Joe Walsh, the former Republican congressman from Illinois who unsuccessfully ran against Trump in the 2020 primary, remarked on how DeSantis’ tepid early performance on the national stage has opened the floodgates for Republicans competing to be the primary field’s new No. 2.
“He’s been an unlikable son of a bitch. He’s not wearing well,” Walsh said. “So whereas the field would have been Trump and DeSantis, really, four or five months ago, now you’ve got all these other people who are getting in or are going to get in purely because they’ve seen the same thing … They’re all going to make the bet, well, ‘Fuck this. I’ll be the Trump alternative.”
It’s possible the size of the field will shrink before its size shapes the outcome. Ultimately, the race will come down to not how many are running now, said Tim Pawlenty, the former Minnesota governor who ran in the 2012 Republican presidential primary, but “the speed with which the field narrows.”
The risk for Trump-critical Republicans is if too many of them hang on for too long.
“The size of the field, if they’re all on the ballot when the voting starts, is going to be problematic if you’re someone who wants to pick a nominee other than Trump,” said Scott Jennings, a Republican strategist who worked on George W. Bush’s presidential campaigns. “Losing out 1 to 2 percent to 10 different people — it adds up.”

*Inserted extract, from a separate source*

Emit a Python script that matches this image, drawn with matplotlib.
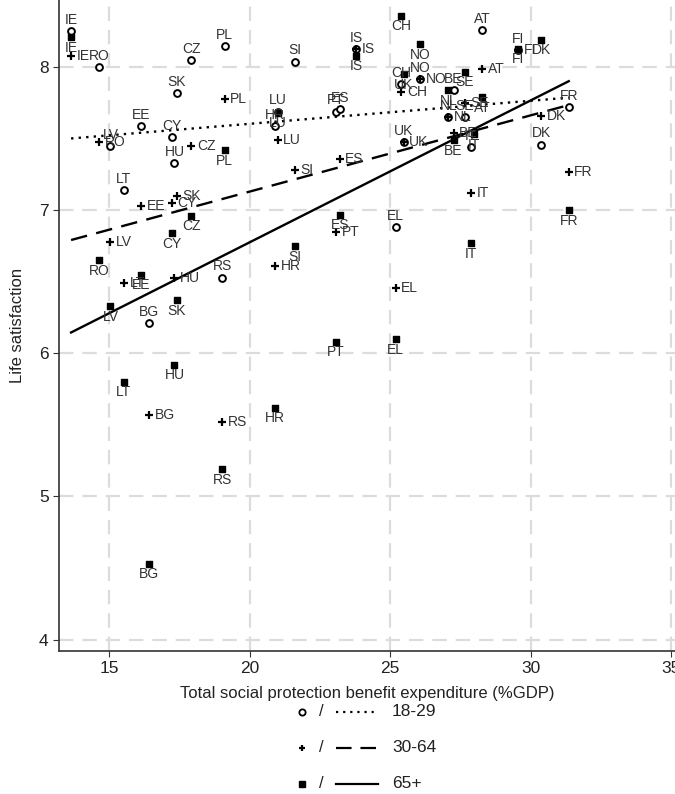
import numpy as np
import matplotlib
matplotlib.use('Agg')
import matplotlib.pyplot as plt

plt.rcParams['font.family'] = ['Liberation Sans', 'DejaVu Sans']

# Datos
countries = ['IE', 'RO', 'LV', 'LT', 'EE', 'BG', 'CY', 'HU', 'SK', 'CZ',
             'RS', 'PL', 'HR', 'LU', 'SI', 'PT', 'ES', 'IS', 'EL', 'CH',
             'UK', 'NO', 'NL', 'BE', 'SE', 'IT', 'AT', 'FI', 'DK', 'FR']
expenditure = [13.65, 14.65, 15.05, 15.53, 16.14, 16.43, 17.23, 17.33, 17.42, 17.93,
               19.03, 19.12, 20.91, 21.00, 21.61, 23.08, 23.21, 23.80, 25.20, 25.40,
               25.48, 26.08, 27.08, 27.26, 27.66, 27.88, 28.27, 29.57, 30.38, 31.36]
ls_18_29 = [8.25, 8.00, 7.45, 7.14, 7.59, 6.21, 7.51, 7.33, 7.82, 8.05,
            6.53, 8.15, 7.59, 7.69, 8.04, 7.69, 7.71, 8.13, 6.88, 7.88,
            7.48, 7.92, 7.65, 7.84, 7.65, 7.44, 8.26, 8.12, 7.46, 7.72]
ls_30_64 = [8.08, 7.48, 6.78, 6.49, 7.03, 5.57, 7.05, 6.53, 7.10, 7.45,
            5.52, 7.78, 6.61, 7.49, 7.28, 6.85, 7.36, 8.13, 6.46, 7.83,
            7.48, 7.92, 7.65, 7.54, 7.75, 7.12, 7.99, 8.12, 7.66, 7.27]
ls_65 = [8.21, 6.65, 6.33, 5.80, 6.55, 4.53, 6.84, 5.92, 6.37, 6.96,
         5.19, 7.42, 5.62, 7.68, 6.75, 6.08, 6.97, 8.08, 6.10, 8.36,
         7.95, 8.16, 7.84, 7.49, 7.97, 6.77, 7.79, 8.13, 8.19, 7.00]
# punto extra (cuadrado) cerca de IT
extra_65_label = ['IT']
extra_65_x = [27.97]
extra_65_y = [7.53]

fig = plt.figure(figsize=(6.75, 7.94), dpi=100)
ax = fig.add_axes([59 / 675, 1 - 651 / 794, 1 - 59 / 675, 651 / 794])

ax.set_xlim(13.22, 35.14)
ax.set_ylim(3.92, 8.47)

ax.set_xticks([15, 20, 25, 30, 35])
ax.set_yticks([4, 5, 6, 7, 8])
ax.grid(True, color='#dcdcdc', linestyle=(0, (6.5, 4)), linewidth=1.6)
ax.set_axisbelow(True)
for s in ['top', 'right']:
    ax.spines[s].set_visible(False)
for s in ['left', 'bottom']:
    ax.spines[s].set_color('#333333')
    ax.spines[s].set_linewidth(1.2)
ax.tick_params(axis='both', labelsize=12.5, length=4, color='#333333', labelcolor='#222222')
ax.set_xlabel('Total social protection benefit expenditure (%GDP)', fontsize=12, color='#222222', labelpad=7)
ax.set_ylabel('Life satisfaction', fontsize=12, color='#222222', labelpad=10)

x = np.array(expenditure)
lab_kw = dict(fontsize=10, color='#333333', textcoords='offset points', zorder=4)

# 18-29: circulos, etiqueta arriba
ax.scatter(x, ls_18_29, s=24, facecolors='white', edgecolors='black', linewidths=1.4, zorder=3)
for c, xi, yi in zip(countries, x, ls_18_29):
    ax.annotate(c, (xi, yi), xytext=(0, 8), ha='center', va='center', **lab_kw)

# 30-64: cruces, etiqueta a la derecha
ax.scatter(x, ls_30_64, s=28, marker='+', color='black', linewidths=1.6, zorder=3)
for c, xi, yi in zip(countries, x, ls_30_64):
    ax.annotate(c, (xi, yi), xytext=(4, 0), ha='left', va='center', **lab_kw)

# 65+: cuadrados, etiqueta abajo
ax.scatter(list(x) + extra_65_x, ls_65 + extra_65_y, s=24, marker='s', color='black', zorder=3)
for c, xi, yi in zip(countries + extra_65_label, list(x) + extra_65_x, ls_65 + extra_65_y):
    ax.annotate(c, (xi, yi), xytext=(0, -7.5), ha='center', va='center', **lab_kw)

# rectas de ajuste
xx = np.array([x.min(), x.max()])
for yv, style in [(ls_18_29, (0, (1, 2.2))), (ls_30_64, (0, (7, 4))), (ls_65, '-')]:
    b, a = np.polyfit(x, yv, 1)
    ax.plot(xx, a + b * xx, color='black', linestyle=style, linewidth=1.7, zorder=2)

# leyenda manual
lg = fig.add_axes([0, 0, 1, 1], facecolor='none')
lg.set_xlim(0, 675)
lg.set_ylim(794, 0)
lg.axis('off')
rows = [('o', (0, (1, 2.2)), '18-29'),
        ('+', (0, (7, 4)), '30-64'),
        ('s', '-', '65+')]
for i, (m, style, txt) in enumerate(rows):
    yy = 712 + 36 * i
    if m == 'o':
        lg.plot(302, yy, marker='o', ms=4.5, mfc='white', mec='black', mew=1.3)
    elif m == '+':
        lg.plot(302, yy, marker='+', ms=5, color='black', mew=1.6)
    else:
        lg.plot(302, yy, marker='s', ms=4.5, color='black')
    lg.text(321, yy, '/', fontsize=12, ha='center', va='center', color='#222222')
    lg.plot([336, 378], [yy, yy], color='black', linestyle=style, linewidth=1.6)
    lg.text(392, yy, txt, fontsize=12.5, ha='left', va='center', color='#222222')

fig.savefig('out.png', dpi=100)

They have every incentive in the world to run, after all — and little reason not to, even if a large field, ultimately, hurts them all.
“You can have 15 or 20 guys, because there’s no cost and no downside, right?” said Steve Bannon, the firebrand former Trump adviser. “It’s only potential upside. If you catch your roll, you get seven or eight or nine percent [support] and all of a sudden, I get POLITICO doing exclusives with me. Look at Mike Pence, he has 5 percent support and he’s got a town hall … Asa Hutchinson is at zero percent and every Sunday morning, on what used to be the sacred soil of broadcast media, the Sunday shows, he’s on a different Sunday show every week.”